Страницу и огонь, зерно и жернова,
секиры острие и усеченный волос —
Бог сохраняет все, особенно – слова
прощенья и любви, как собственный свой голос.
 
   Чтение новой книги гениального писателя – всегда открытие, точнее – ряд открытий. Так, изданный только что «Ардисом» сборник «Пейзаж с наводнением» вносит ясность в соотношение прозы и поэзии в творчестве Бродского.
   В последние лет десять Бродский писал много прозы. И в основном по-английски. То есть его художническая ситуация складывалась так, что не могла, вероятно, не менять отношения к слову. Разумеется, Бродский не стал прозаиком. Но его стихи все более прозаизировались и эссеизировались. И если открывающая ардисовский сборник «Рождественская звезда» – чистые, так сказать традиционные стихи, то уже вторая вещь – «Новая жизнь» – глубокое и изящное эссе в рифму.

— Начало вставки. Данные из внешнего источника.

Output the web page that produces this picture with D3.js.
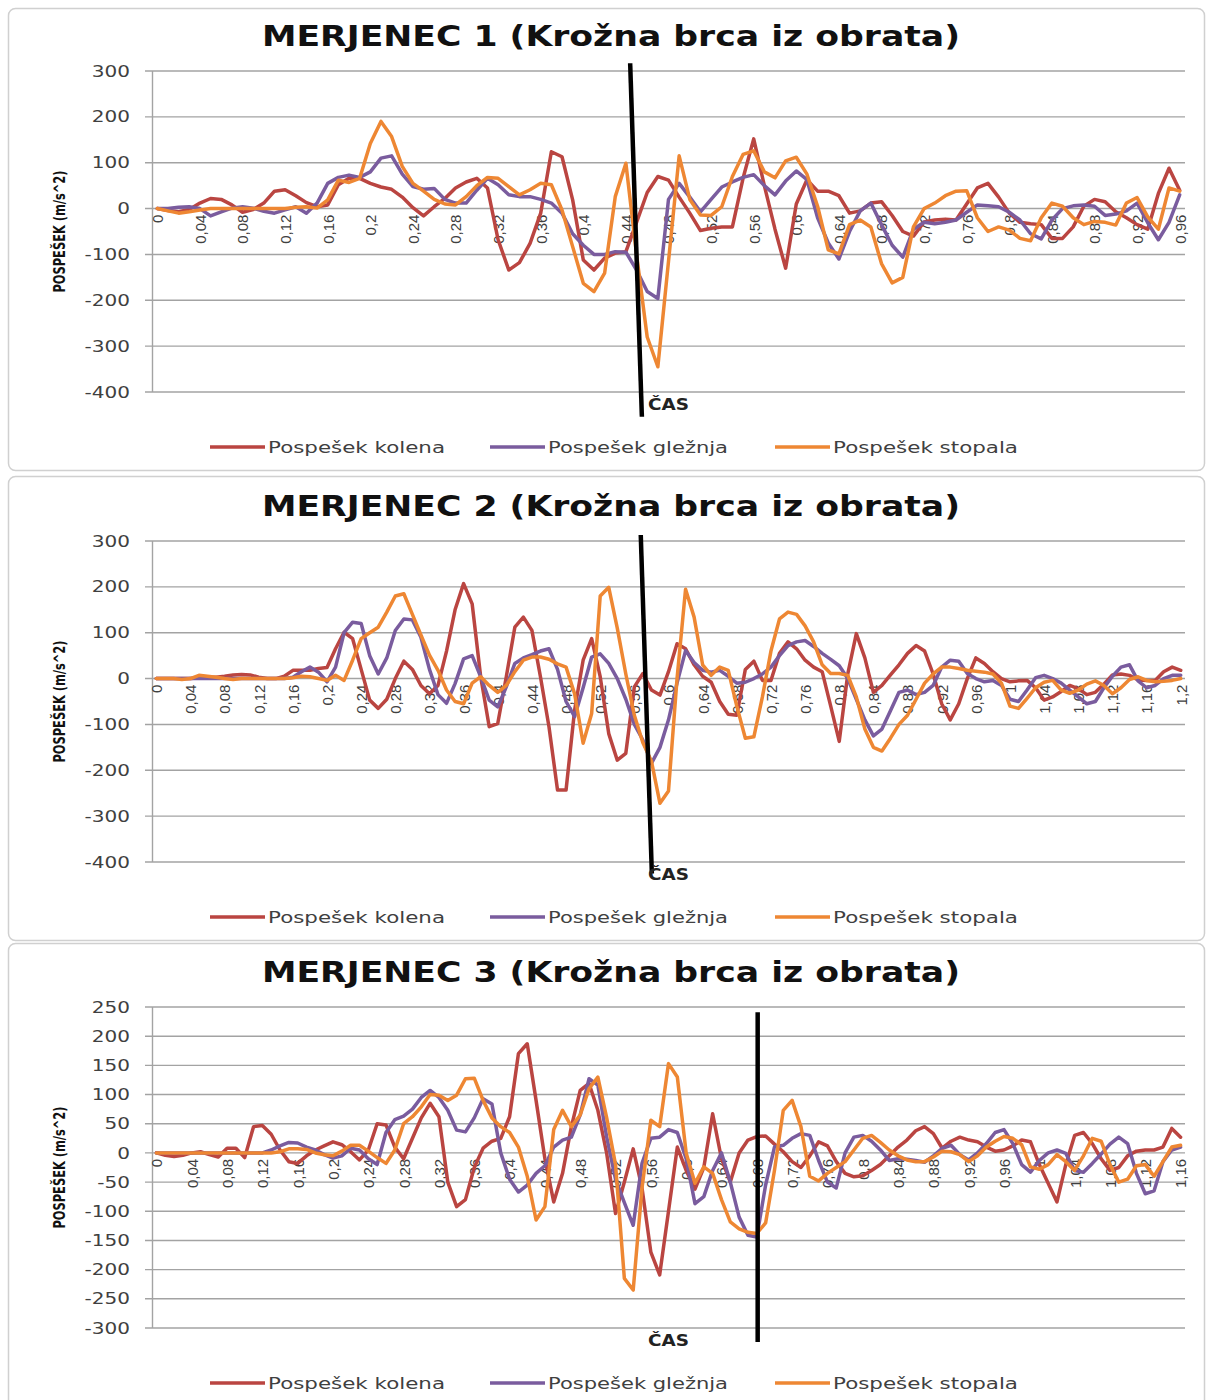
<!DOCTYPE html>
<html>
<head>
<meta charset="utf-8">
<script src="https://cdn.jsdelivr.net/npm/d3@7"></script>
<style>
  body { margin: 0; background: #fff; }
  svg { display: block; }
</style>
</head>
<body>
<svg id="chart" width="1206" height="1400"></svg>
<script>
// ---- podatki (odčitani s slike) ----
const seriesNames = ["Pospešek kolena", "Pospešek gležnja", "Pospešek stopala"];

const p1Kolena = [0,-4,-7,-2,12,22,20,8,-8,-2, 12,38,41,28,13,4,8,52,66,66,
  55,47,42,25,2,-16,4,22,45,58, 66,45,-68,-134,-118,-76,-10,124,113,19,
  -112,-134,-108,-97,-94,-30,35,70,62,25, -10,-48,-43,-40,-40,66,152,50,-45,-130,
  10,63,38,38,28,-10,-5,12,15,-15, -50,-60,-29,-25,-23,-25,10,45,55,25,
  -10,-30,-33,-35,-65,-65,-40,5,20,15, -7,-20,-35,-45,33,88,40];
const p1Gleznja = [0,0,3,4,0,-16,-7,1,4,1, -6,-10,-3,4,-10,12,55,68,73,68,
  80,110,115,75,48,42,44,20,12,12, 40,66,52,30,26,26,20,12,-10,-55,
  -80,-100,-100,-94,-95,-134,-181,-196,20,55, 25,-7,20,47,58,68,74,50,30,60,
  82,63,-20,-75,-110,-50,-5,12,-35,-80, -106,-45,-30,-33,-30,-25,-8,8,6,4,
  -8,-25,-55,-66,-25,0,6,8,5,-15, -12,-5,12,-31,-68,-30,30];
const p1Stopala = [0,-5,-10,-7,-3,0,0,0,0,0, 0,0,0,3,4,1,19,62,57,66,
  142,190,157,92,55,38,20,10,8,26, 50,68,66,48,30,41,55,52,-3,-83,
  -163,-181,-141,26,99,-100,-280,-345,-115,115, 20,-14,-15,4,70,118,126,80,67,104,
  112,75,5,-90,-99,-35,-25,-40,-120,-162, -150,-40,0,12,28,38,39,-20,-50,-40,
  -47,-65,-70,-20,12,5,-20,-35,-28,-30, -36,12,24,-18,-45,45,38];

const p2Kolena = [0,0,0,0,0,2,3,3,5,8, 9,8,3,0,0,5,18,18,18,22,
  24,65,101,87,20,-47,-65,-45,0,38, 20,-15,-33,-15,60,150,207,163,4,-105,
  -98,4,112,134,105,4,-105,-243,-243,-69, 40,87,4,-120,-178,-163,-18,11,-25,-36,
  15,76,65,30,5,-8,-50,-78,-80,20, 38,-4,-4,55,80,65,40,25,15,-60,
  -137,10,98,45,-30,-15,8,30,55,72, 60,10,-55,-90,-55,0,45,33,15,0,
  -7,-5,-4,-20,-47,-40,-28,-15,-22,-35, -30,-12,8,10,7,-3,-4,-4,15,25, 18];
const p2Gleznja = [0,0,0,0,0,0,0,0,0,0, 0,0,0,0,0,0,3,15,25,14,
  -7,25,100,123,120,50,10,45,105,130, 128,90,20,-35,-54,-11,43,50,4,-47,
  -62,-18,33,45,52,60,65,20,-50,-83, -20,47,54,33,0,-45,-100,-134,-185,-150,
  -90,-10,61,35,18,14,18,5,-10,-8, 0,10,25,50,72,80,83,70,55,42,
  28,0,-45,-90,-125,-110,-70,-30,-25,-35, -30,-15,25,40,38,11,0,-7,-4,-15,
  -45,-50,-25,2,7,0,-10,-25,-40,-55, -50,-20,5,25,30,-5,-20,-15,0,7, 7];
const p2Stopala = [0,0,0,-2,0,7,5,3,0,-2, 0,0,0,0,0,0,2,5,4,0,
  -4,7,-4,40,87,100,112,145,180,185, 140,95,51,18,-25,-50,-55,-10,4,-15,
  -30,-15,15,40,47,47,42,32,25,-33, -141,-76,180,199,110,10,-80,-140,-180,-272,
  -245,0,195,134,30,7,25,18,-60,-130, -127,-40,60,130,145,140,115,80,30,11,
  11,7,-40,-110,-150,-158,-130,-100,-80,-45, -10,10,25,25,22,18,16,14,10,-10,
  -60,-65,-43,-20,-8,-4,-25,-32,-25,-12, -5,-15,-33,-20,-2,4,-4,-7,-6,-4, 0];

const p3Kolena = [0,-4,-6,-4,0,2,-3,-7,8,8, -8,45,47,32,5,-15,-18,-5,5,12,
  19,14,2,-12,5,50,48,10,-10,25, 60,85,62,-50,-92,-80,-25,8,20,25,
  62,170,187,90,-10,-84,-35,45,107,119, 73,-1,-104,-50,7,-60,-170,-209,-100,10,
  -30,-62,-25,67,-10,-50,0,22,28,29, 15,2,-15,-25,-5,19,12,-15,-35,-41,
  -39,-30,-20,-5,10,22,38,45,33,8, 20,27,22,19,10,3,5,12,22,19,
  -20,-52,-84,-20,30,35,16,-10,-30,-25, -5,3,5,5,10,42,27];
const p3Gleznja = [0,0,0,0,0,0,0,0,0,0, 0,0,0,5,12,18,17,10,5,-3,
  -9,-5,8,5,-10,-20,35,57,63,75, 95,107,95,73,39,36,60,93,84,0,
  -45,-67,-55,-35,-22,10,22,27,65,127, 116,27,-45,-85,-124,-18,25,27,40,35,
  -10,-87,-75,-30,0,-50,-110,-141,-144,-55, 10,13,25,33,30,-13,-50,-60,0,27,
  30,20,5,-13,-10,-11,-13,-16,-5,8, 13,-3,-12,0,16,35,40,16,-20,-33,
  -13,0,5,-1,-30,-33,-18,-2,15,27, 16,-35,-70,-65,-15,5,10];
const p3Stopala = [0,0,0,0,0,0,0,0,0,0, 0,0,0,0,2,7,7,6,0,-3,
  -5,3,13,13,3,-8,-18,5,50,62, 79,100,99,90,99,127,128,90,60,45,
  35,10,-40,-115,-92,40,73,45,65,110, 130,60,-20,-215,-235,-60,56,45,153,130,
  0,-52,-24,-35,-80,-118,-130,-136,-138,-120, -30,73,90,45,-40,-48,-35,-25,-15,5,
  25,30,18,5,-5,-12,-15,-15,-7,3, 2,-3,-15,-5,10,20,28,25,14,-24,
  -28,-20,-3,-15,-30,-5,25,20,-20,-50, -45,-22,-20,-40,-15,10,13];

const p1TickLabels = ["0","0,04","0,08","0,12","0,16","0,2","0,24","0,28","0,32","0,36","0,4","0,44","0,48",
  "0,52","0,56","0,6","0,64","0,68","0,72","0,76","0,8","0,84","0,88","0,92","0,96"];
const p2TickLabels = ["0","0,04","0,08","0,12","0,16","0,2","0,24","0,28","0,32","0,36","0,4","0,44","0,48",
  "0,52","0,56","0,6","0,64","0,68","0,72","0,76","0,8","0,84","0,88","0,92","0,96","1","1,04","1,08","1,12","1,16","1,2"];
const p3TickLabels = ["0","0,04","0,08","0,12","0,16","0,2","0,24","0,28","0,32","0,36","0,4","0,44","0,48",
  "0,52","0,56","0,6","0,64","0,68","0,72","0,76","0,8","0,84","0,88","0,92","0,96","1","1,04","1,08","1,12","1,16"];

const yTicks12 = [-400, -300, -200, -100, 0, 100, 200, 300];
const yTicks3 = [-300, -250, -200, -150, -100, -50, 0, 50, 100, 150, 200, 250];

// navpična črta "ČAS": [čas, vrednost] začetek in konec
const p1Cas = [[0.444, 317], [0.455, -454]];
const p2Cas = [[0.5675, 313], [0.5805, -425]];
const p3Cas = [[0.681, 241], [0.681, -324]];

// ---- izgled ----
const colors = ["#BA4541", "#7A5C9E", "#EE8733"];
const plotLeft = 152, plotRight = 1185;

const panels = [
  { title: "MERJENEC 1 (Krožna brca iz obrata)", frameTop: 8, frameBottom: 470, top: 71, bottom: 392,
    yDomain: [-400, 300], yTicks: yTicks12, tickLabels: p1TickLabels,
    series: [p1Kolena, p1Gleznja, p1Stopala], cas: p1Cas },
  { title: "MERJENEC 2 (Krožna brca iz obrata)", frameTop: 476, frameBottom: 940, top: 541, bottom: 862,
    yDomain: [-400, 300], yTicks: yTicks12, tickLabels: p2TickLabels,
    series: [p2Kolena, p2Gleznja, p2Stopala], cas: p2Cas },
  { title: "MERJENEC 3 (Krožna brca iz obrata)", frameTop: 943, frameBottom: 1412, top: 1007, bottom: 1328,
    yDomain: [-300, 250], yTicks: yTicks3, tickLabels: p3TickLabels,
    series: [p3Kolena, p3Gleznja, p3Stopala], cas: p3Cas }
];

const svg = d3.select("#chart");

// raztegne besedilo vodoravno (Excel slika je raztegnjena)
function stretch(sel, f) {
  sel.each(function () {
    const w = this.getComputedTextLength();
    d3.select(this).attr("textLength", w * f).attr("lengthAdjust", "spacingAndGlyphs");
  });
}
function fitTo(sel, w) {
  sel.attr("textLength", w).attr("lengthAdjust", "spacingAndGlyphs");
}

function drawPanel(p) {
  const g = svg.append("g");
  const n = p.series[0].length;
  const idx = d3.range(n);

  const x = d3.scalePoint().domain(idx).range([plotLeft, plotRight]).padding(0.5);
  const xTime = d3.scaleLinear().domain([0, (n - 1) / 100]).range([x(0), x(n - 1)]);
  const y = d3.scaleLinear().domain(p.yDomain).range([p.bottom, p.top]);

  // okvir grafa
  g.append("rect")
    .attr("x", 8.5).attr("y", p.frameTop + 0.5)
    .attr("width", 1196).attr("height", p.frameBottom - p.frameTop)
    .attr("rx", 7)
    .attr("fill", "#fff")
    .attr("stroke", "#d0d0d0")
    .attr("stroke-width", 1.5);

  // mreža
  g.append("g").selectAll("line")
    .data(p.yTicks)
    .join("line")
    .attr("x1", plotLeft - 7).attr("x2", plotRight)
    .attr("y1", d => y(d)).attr("y2", d => y(d))
    .attr("stroke", "#a3a3a3")
    .attr("stroke-width", 1.4);

  // os y
  g.append("line")
    .attr("x1", plotLeft + 0.5).attr("x2", plotLeft + 0.5)
    .attr("y1", p.top).attr("y2", p.bottom)
    .attr("stroke", "#a3a3a3")
    .attr("stroke-width", 1.4);

  const yAxis = g.append("g")
    .attr("transform", `translate(${plotLeft - 7},0)`)
    .call(d3.axisLeft(y).tickValues(p.yTicks).tickSize(0).tickPadding(15).tickFormat(d => String(d)));
  yAxis.select(".domain").remove();
  yAxis.selectAll("text")
    .attr("font-family", "DejaVu Sans")
    .attr("font-size", 16)
    .attr("fill", "#404040")
    .call(stretch, 1.25);

  // os x (kategorije, vsaka 4.)
  const tickIdx = p.tickLabels.map((d, i) => i * 4);
  const xAxis = g.append("g")
    .attr("transform", `translate(0,${y(0)})`)
    .call(d3.axisBottom(x).tickValues(tickIdx).tickSize(0).tickFormat((d, i) => p.tickLabels[i]));
  xAxis.select(".domain").remove();
  xAxis.selectAll("text")
    .attr("font-family", "Liberation Sans")
    .attr("font-size", 15)
    .attr("fill", "#404040")
    .attr("text-anchor", "end")
    .attr("transform", "rotate(-90)")
    .attr("x", -6)
    .attr("y", 0)
    .attr("dy", "0.36em");

  // serije
  const line = d3.line().x((d, i) => x(i)).y(d => y(d));
  g.append("g").selectAll("path")
    .data(p.series)
    .join("path")
    .attr("d", d => line(d))
    .attr("fill", "none")
    .attr("stroke", (d, i) => colors[i])
    .attr("stroke-width", 3.5)
    .attr("stroke-linejoin", "round")
    .attr("stroke-linecap", "round");

  // črta ČAS
  g.append("line")
    .attr("x1", xTime(p.cas[0][0])).attr("y1", y(p.cas[0][1]))
    .attr("x2", xTime(p.cas[1][0])).attr("y2", y(p.cas[1][1]))
    .attr("stroke", "#000")
    .attr("stroke-width", 4.5);

  // naslov
  g.append("text")
    .attr("x", 611).attr("y", p.top - 25)
    .attr("text-anchor", "middle")
    .attr("font-family", "DejaVu Sans")
    .attr("font-weight", "bold")
    .attr("font-size", 29)
    .attr("fill", "#111")
    .text(p.title)
    .call(fitTo, 698);

  // naslov osi y
  g.append("text")
    .attr("transform", `translate(60,${(p.top + p.bottom) / 2}) rotate(-90)`)
    .attr("text-anchor", "middle")
    .attr("dy", "0.36em")
    .attr("font-family", "DejaVu Sans Condensed")
    .attr("font-weight", "bold")
    .attr("font-size", 15)
    .attr("fill", "#111")
    .text("POSPEŠEK (m/s^2)")
    .call(fitTo, 122);

  // naslov osi x
  g.append("text")
    .attr("x", (plotLeft + plotRight) / 2).attr("y", p.bottom + 13)
    .attr("dy", "0.36em")
    .attr("text-anchor", "middle")
    .attr("font-family", "DejaVu Sans")
    .attr("font-weight", "bold")
    .attr("font-size", 15)
    .attr("fill", "#222")
    .text("ČAS")
    .call(fitTo, 41);

  // legenda
  const legX = [210, 490, 775];
  const legW = [177, 180, 185];
  const leg = g.append("g").selectAll("g")
    .data(seriesNames)
    .join("g")
    .attr("transform", (d, i) => `translate(${legX[i]},${p.bottom + 55})`);
  leg.append("line")
    .attr("x1", 0).attr("x2", 55)
    .attr("stroke", (d, i) => colors[i])
    .attr("stroke-width", 3.5);
  leg.append("text")
    .attr("x", 58)
    .attr("dy", "0.36em")
    .attr("font-family", "DejaVu Sans")
    .attr("font-size", 15.5)
    .attr("fill", "#404040")
    .text(d => d)
    .each(function (d, i) { fitTo(d3.select(this), legW[i]); });
}

panels.forEach(drawPanel);
</script>
</body>
</html>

   Здесь мы сталкиваемся с двумя разными ответами на вопрос: что такое поэзия и чем она отличается от прозы? Один ответ – условно говоря, русский – делает упор на акустическую сторону: рифму, ритм, размер. Другой ответ – условно говоря, англо-американский – выделяет смысловые характеристики: прежде всего густоту, сконцентрированность, суггестивность текста.
   Для образованного русского знание наизусть множества стихов – норма, для англо-американца – редкость. Для них стихотворение ближе к рассказу, из которого вынули фразы типа «он тяжело вздохнул и задумался», для нас – к песне, которую еще не снабдили нотами и гитарой.